No matter. I slipped my card into the ATM for some money (R2D2 has nothing on the money-printing pimp that is the La Zona Rosa ATM) for a tee, only to realize M.I.A.'s shirts were $30.00. I thought she was a Sri Lankan refugee, not Laura Hutton at Barney's. Suffice it to say I skipped out on the "How Many How Many" tee...it was hard...
Holy F*** (a name I will never print--it isn't creative, only a combination of two controversial words into one gross band title) started the show off decently. I'm not into instrumental-only music, which was exactly what HF was. Around the 30 minute mark my mild interest became dislike. I was just bored and hot and sweaty and surrounded by second-hand seed. As Bo would say, "It was nast." (note the missing "y")
Around 8:30 or so HF left the stage. We waited in torturous conditions for over an hour until M.I.A. finally came on stage, and I have a right to call that heat torturous. I've been to two Austin City Limits, more concerts and shows than I can count, and nothing compared to that stifling heat and sweaty body proximity. Once the show started, I found out for like twenty minutes I had been grinding the behind of a dude. Nothing against dudes grinding each other at an M.I.A. show, but the realization was just a little disarming when I thought it was a red-headed UT freshman female I had met earlier.
There weren't any highlights of her show, per se, because it all blended into one big Brazillian dance hall frenzy. It was a blast, yes, but I wanted to see M.I.A., and I can't remember a single moment when I felt, "Yes, I've connected and I get it." More than anything, I remember what she didn't perform. No "Jimmy." No "Bucky Done Gun." No "Hustle." No "Comes Around." No "The Turn." No "Hombre." Not singing Jimmy was the most egregious fault--that was actually a moderate hit on some radio stations.
"Galang" was the best song of the night, with the booming base and tribal singing. She knows how to get the crowd going, for sure, but she caters to the front row of around fifteen people the entire time, ignoring the fans who would rather preserve their self-respect and not shove little girls and midgets out of the way to get to the front of the stage.

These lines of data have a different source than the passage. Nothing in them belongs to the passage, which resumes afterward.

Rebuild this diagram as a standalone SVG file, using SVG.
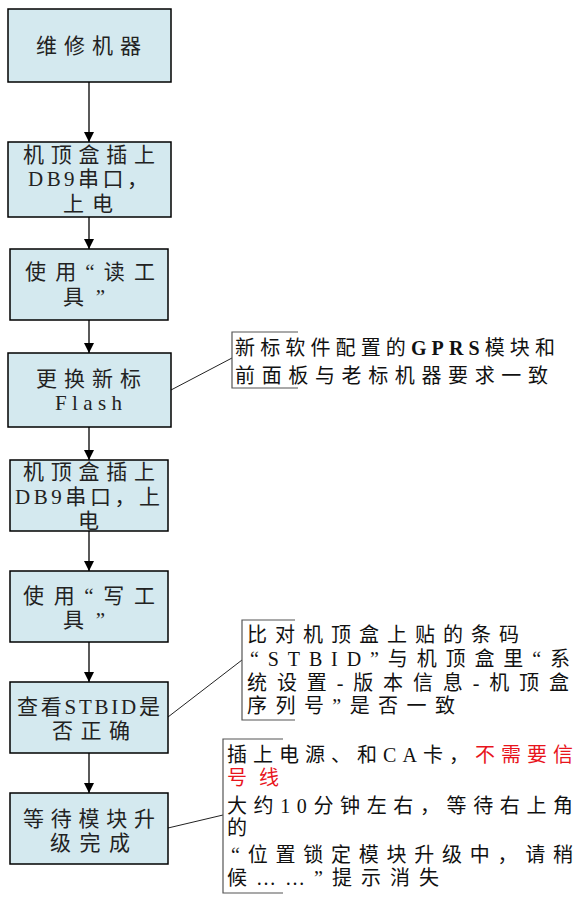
<svg xmlns="http://www.w3.org/2000/svg" width="576" height="903" viewBox="0 0 576 903">
<defs>
<marker id="ah" markerUnits="userSpaceOnUse" markerWidth="12" markerHeight="10" refX="10" refY="5" orient="auto">
<path d="M0,0 L10,5 L0,10 Z" fill="#000"/>
</marker>
<style>
.box{fill:#d4e9ef;stroke:#000;stroke-width:1.5}
.bt{font-family:"Liberation Serif","Noto Sans CJK SC",serif;font-size:21px;fill:#222}
.at{font-family:"Liberation Serif","Noto Sans CJK SC",serif;font-size:20px;fill:#111}
.red{fill:#e8141c}
.conn{stroke:#000;stroke-width:1.3;fill:none}
.call{stroke:#222;stroke-width:1;fill:none}
.brk{stroke:#555;stroke-width:1.2;fill:none}
</style>
</defs>
<rect width="576" height="903" fill="#fff"/>
<g id="connectors">
<line class="conn" x1="89" y1="82" x2="89" y2="142" marker-end="url(#ah)"/>
<line class="conn" x1="89" y1="217" x2="89" y2="249" marker-end="url(#ah)"/>
<line class="conn" x1="89" y1="320" x2="89" y2="353" marker-end="url(#ah)"/>
<line class="conn" x1="89" y1="427" x2="89" y2="460" marker-end="url(#ah)"/>
<line class="conn" x1="89" y1="531" x2="89" y2="571" marker-end="url(#ah)"/>
<line class="conn" x1="89" y1="642" x2="89" y2="682" marker-end="url(#ah)"/>
<line class="conn" x1="89" y1="753" x2="89" y2="793" marker-end="url(#ah)"/>
<line class="call" x1="171" y1="390" x2="232" y2="358"/>
<line class="call" x1="168" y1="717" x2="242" y2="660"/>
<line class="call" x1="168" y1="828" x2="223" y2="815"/>
</g>
<g id="n1">
<rect class="box" x="8" y="9" width="163" height="73"/>
<text class="bt" x="36" y="53" font-size="24" textLength="105" lengthAdjust="spacing">维修机器</text>
</g>
<g id="n2">
<rect class="box" x="8" y="142" width="163" height="75"/>
<text class="bt" x="23" y="162" textLength="132" lengthAdjust="spacing">机顶盒插上</text>
<text class="bt" x="28" y="186" textLength="120" lengthAdjust="spacing">DB9串口，</text>
<text class="bt" x="63" y="211" textLength="50" lengthAdjust="spacing">上电</text>
</g>
<g id="n3">
<rect class="box" x="10" y="249" width="158" height="71"/>
<text class="bt" x="25" y="279" textLength="130" lengthAdjust="spacing">使用“读工</text>
<text class="bt" x="63" y="304" textLength="42" lengthAdjust="spacing">具”</text>
</g>
<g id="n4">
<rect class="box" x="8" y="353" width="163" height="74"/>
<text class="bt" x="36" y="386" font-size="22" textLength="105" lengthAdjust="spacing">更换新标</text>
<text class="bt" x="55" y="410" textLength="67" lengthAdjust="spacing">Flash</text>
</g>
<g id="n5">
<rect class="box" x="10" y="460" width="158" height="71"/>
<text class="bt" x="23" y="479" textLength="132" lengthAdjust="spacing">机顶盒插上</text>
<text class="bt" x="15" y="504" textLength="145" lengthAdjust="spacing">DB9串口，上</text>
<text class="bt" x="78" y="528">电</text>
</g>
<g id="n6">
<rect class="box" x="10" y="571" width="158" height="71"/>
<text class="bt" x="23" y="603" textLength="132" lengthAdjust="spacing">使用“写工</text>
<text class="bt" x="63" y="627" textLength="42" lengthAdjust="spacing">具”</text>
</g>
<g id="n7">
<rect class="box" x="10" y="682" width="158" height="71"/>
<text class="bt" x="17" y="714" textLength="143" lengthAdjust="spacing">查看STBID是</text>
<text class="bt" x="52" y="738" textLength="78" lengthAdjust="spacing">否正确</text>
</g>
<g id="n8">
<rect class="box" x="10" y="793" width="158" height="71"/>
<text class="bt" x="23" y="826" textLength="132" lengthAdjust="spacing">等待模块升</text>
<text class="bt" x="50" y="850" textLength="80" lengthAdjust="spacing">级完成</text>
</g>
<g id="note1">
<path class="brk" d="M298,332 H232 V388 H298"/>
<text class="at" x="235" y="355" font-size="23" textLength="320" lengthAdjust="spacing">新标软件配置的<tspan font-weight="bold">GPRS</tspan>模块和</text>
<text class="at" x="235" y="383" font-size="23" textLength="313" lengthAdjust="spacing">前面板与老标机器要求一致</text>
</g>
<g id="note2">
<path class="brk" d="M295,620 H242 V720 H295"/>
<text class="at" x="247" y="642" textLength="272" lengthAdjust="spacing">比对机顶盒上贴的条码</text>
<text class="at" x="250" y="666" textLength="320" lengthAdjust="spacing">“STBID”与机顶盒里“系</text>
<text class="at" x="247" y="690" textLength="322" lengthAdjust="spacing">统设置-版本信息-机顶盒</text>
<text class="at" x="247" y="713" textLength="208" lengthAdjust="spacing">序列号”是否一致</text>
</g>
<g id="note3">
<path class="brk" d="M283,739 H223 V893 H283"/>
<text class="at" x="227" y="762" textLength="346" lengthAdjust="spacing">插上电源、和CA卡，<tspan class="red">不需要信</tspan></text>
<text class="at red" x="227" y="785" textLength="52" lengthAdjust="spacing">号线</text>
<text class="at" x="227" y="813" textLength="346" lengthAdjust="spacing">大约10分钟左右，等待右上角</text>
<text class="at" x="227" y="835">的</text>
<text class="at" x="231" y="862" textLength="342" lengthAdjust="spacing">“位置锁定模块升级中，请稍</text>
<text class="at" x="227" y="885" textLength="212" lengthAdjust="spacing">候……”提示消失</text>
</g>
</svg>
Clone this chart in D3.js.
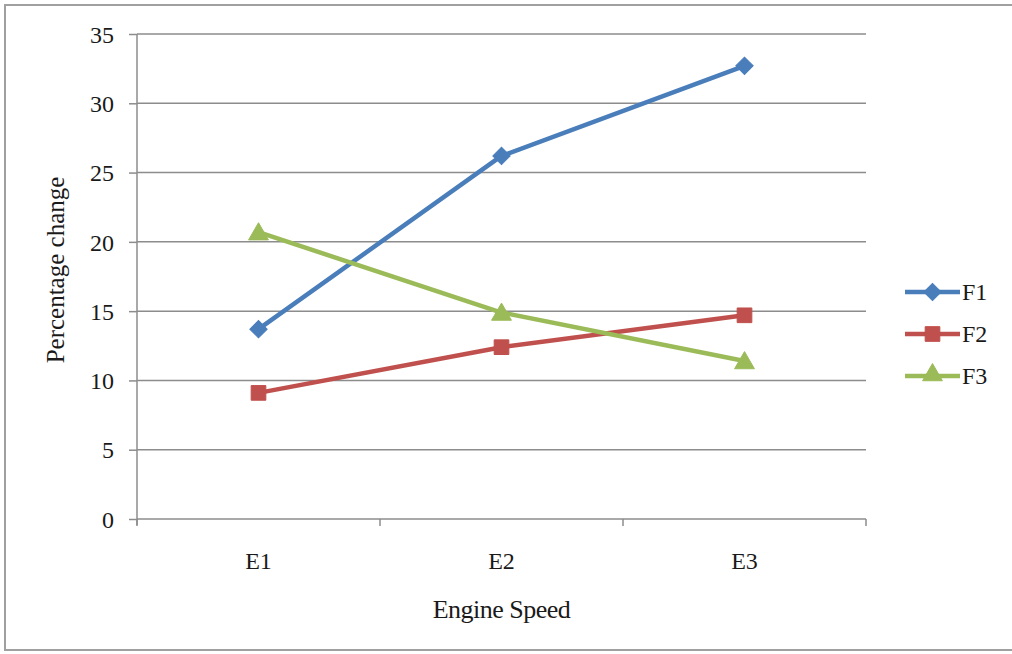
<!DOCTYPE html>
<html>
<head>
<meta charset="utf-8">
<script src="https://cdn.jsdelivr.net/npm/d3@7/dist/d3.min.js"></script>
<style>
  html, body { margin: 0; padding: 0; background: #fff; }
  svg { display: block; }
  text { font-family: "Liberation Serif", "Times New Roman", serif; fill: #1a1a1a; }
</style>
</head>
<body>
<svg id="chart" width="1012" height="654"></svg>
<script>
// Engine speed categories and percentage change per fuel
const categories = ["E1", "E2", "E3"];
const seriesNames = ["F1", "F2", "F3"];
const f1Values = [13.7, 26.2, 32.7];
const f2Values = [9.1, 12.4, 14.7];
const f3Values = [20.7, 14.9, 11.4];
const yTicks = [0, 5, 10, 15, 20, 25, 30, 35];

const seriesValues = [f1Values, f2Values, f3Values];
const colors = ["#4A7EBB", "#C0504D", "#9BBB59"];
const symbols = [d3.symbolSquare, d3.symbolSquare, d3.symbolTriangle];
const symbolSizes = [150, 215, 170];
const symbolRotate = [45, 0, 0];

const svg = d3.select("#chart");
const W = 1012, H = 654;

// outer frame
svg.append("rect")
  .attr("x", 5).attr("y", 5)
  .attr("width", W + 10).attr("height", H - 9)
  .attr("fill", "#fff")
  .attr("stroke", "#a0a0a0").attr("stroke-width", 2);

const plot = { left: 137, right: 866, top: 34, bottom: 519 };

const x = d3.scaleBand().domain(categories).range([plot.left, plot.right]).padding(0);
const y = d3.scaleLinear().domain([0, 35]).range([plot.bottom, plot.top]);

// horizontal gridlines
svg.append("g")
  .selectAll("line")
  .data(yTicks.filter(t => t > 0))
  .join("line")
  .attr("x1", plot.left).attr("x2", plot.right)
  .attr("y1", d => y(d)).attr("y2", d => y(d))
  .attr("stroke", "#8c8c8c").attr("stroke-width", 1.5);

// y axis
const yAxis = svg.append("g")
  .attr("transform", `translate(${plot.left},0)`)
  .call(d3.axisLeft(y).tickValues(yTicks).tickSize(8).tickPadding(15).tickFormat(d3.format("d")));
yAxis.select(".domain").attr("stroke", "#8c8c8c").attr("stroke-width", 1.5)
  .attr("d", `M0,${plot.top}V${plot.bottom + 6}`);
yAxis.selectAll(".tick line").attr("stroke", "#8c8c8c").attr("stroke-width", 1.5);
yAxis.selectAll(".tick text")
  .attr("font-size", 24).attr("font-family", "Liberation Serif").attr("fill", "#1a1a1a")
  .attr("dy", "0.34em");

// x axis
const xAxis = svg.append("g")
  .attr("transform", `translate(0,${plot.bottom})`)
  .call(d3.axisBottom(x).tickSize(0).tickPadding(33));
xAxis.select(".domain").attr("stroke", "#8c8c8c").attr("stroke-width", 1.5)
  .attr("d", `M${plot.left},0H${plot.right}`);
xAxis.selectAll(".tick text")
  .attr("font-size", 24).attr("font-family", "Liberation Serif").attr("fill", "#1a1a1a");
// category boundary ticks
const bounds = categories.map(c => x(c)).concat([x(categories[categories.length - 1]) + x.bandwidth()]);
xAxis.append("g").selectAll("line")
  .data(bounds)
  .join("line")
  .attr("x1", d => d).attr("x2", d => d)
  .attr("y1", 0).attr("y2", 7)
  .attr("stroke", "#8c8c8c").attr("stroke-width", 1.5);

// axis titles
svg.append("text")
  .attr("x", (plot.left + plot.right) / 2)
  .attr("y", 618)
  .attr("text-anchor", "middle")
  .attr("font-size", 26)
  .attr("letter-spacing", "-0.5")
  .text("Engine Speed");

svg.append("text")
  .attr("transform", `translate(64,270) rotate(-90)`)
  .attr("text-anchor", "middle")
  .attr("font-size", 25)
  .text("Percentage change");

// series lines and markers
const line = d3.line()
  .x((d, i) => x(categories[i]) + x.bandwidth() / 2)
  .y(d => y(d));

seriesValues.forEach((vals, si) => {
  const g = svg.append("g");
  g.append("path")
    .datum(vals)
    .attr("d", line)
    .attr("fill", "none")
    .attr("stroke", colors[si])
    .attr("stroke-width", 4.5)
    .attr("stroke-linejoin", "round");
  g.selectAll("path.marker")
    .data(vals)
    .join("path")
    .attr("class", "marker")
    .attr("transform", (d, i) => `translate(${x(categories[i]) + x.bandwidth() / 2},${y(d) + (si === 2 ? 2 : 0)}) rotate(${symbolRotate[si]})`)
    .attr("d", d3.symbol().type(symbols[si]).size(symbolSizes[si]))
    .attr("fill", colors[si])
    .attr("stroke", colors[si])
    .attr("stroke-width", 1);
});

// legend
const legend = svg.append("g").attr("transform", "translate(905,292)");
seriesNames.forEach((name, i) => {
  const row = legend.append("g").attr("transform", `translate(0,${i * 42})`);
  row.append("line")
    .attr("x1", 0).attr("x2", 55).attr("y1", 0).attr("y2", 0)
    .attr("stroke", colors[i]).attr("stroke-width", 4.5);
  row.append("path")
    .attr("transform", `translate(27.5,${i === 2 ? -1 : 0}) rotate(${symbolRotate[i]})`)
    .attr("d", d3.symbol().type(symbols[i]).size(symbolSizes[i]))
    .attr("fill", colors[i]).attr("stroke", colors[i]).attr("stroke-width", 1);
  row.append("text")
    .attr("x", 57).attr("y", 0).attr("dy", "0.35em")
    .attr("font-size", 24)
    .text(name);
});
</script>
</body>
</html>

I'm not kidding, either: some of these "fans" literally shoved past a little Hispanic midget sitting next to me.
Overall, I was satisfied in knowing I have visually seen M.I.A. But for the rest of my senses, I felt a sweaty fatty in front of me, I heard a muffled warbling of bass and gunshots, I tasted my own salty sweat all night, and I smelled pot in all directions.
M.I.A. was better at ACL. But hey, it was $30.00 and I can now say I lived that scene in the Matrix, in the S&M dance club, when everybody is humping each other regardless of race, gender, orientation, or political affiliation (although I'm sure this crowd was of the Ron Paul-ilk). Just switch the black leather for pink and yellow linen and you've got the M.I.A. show.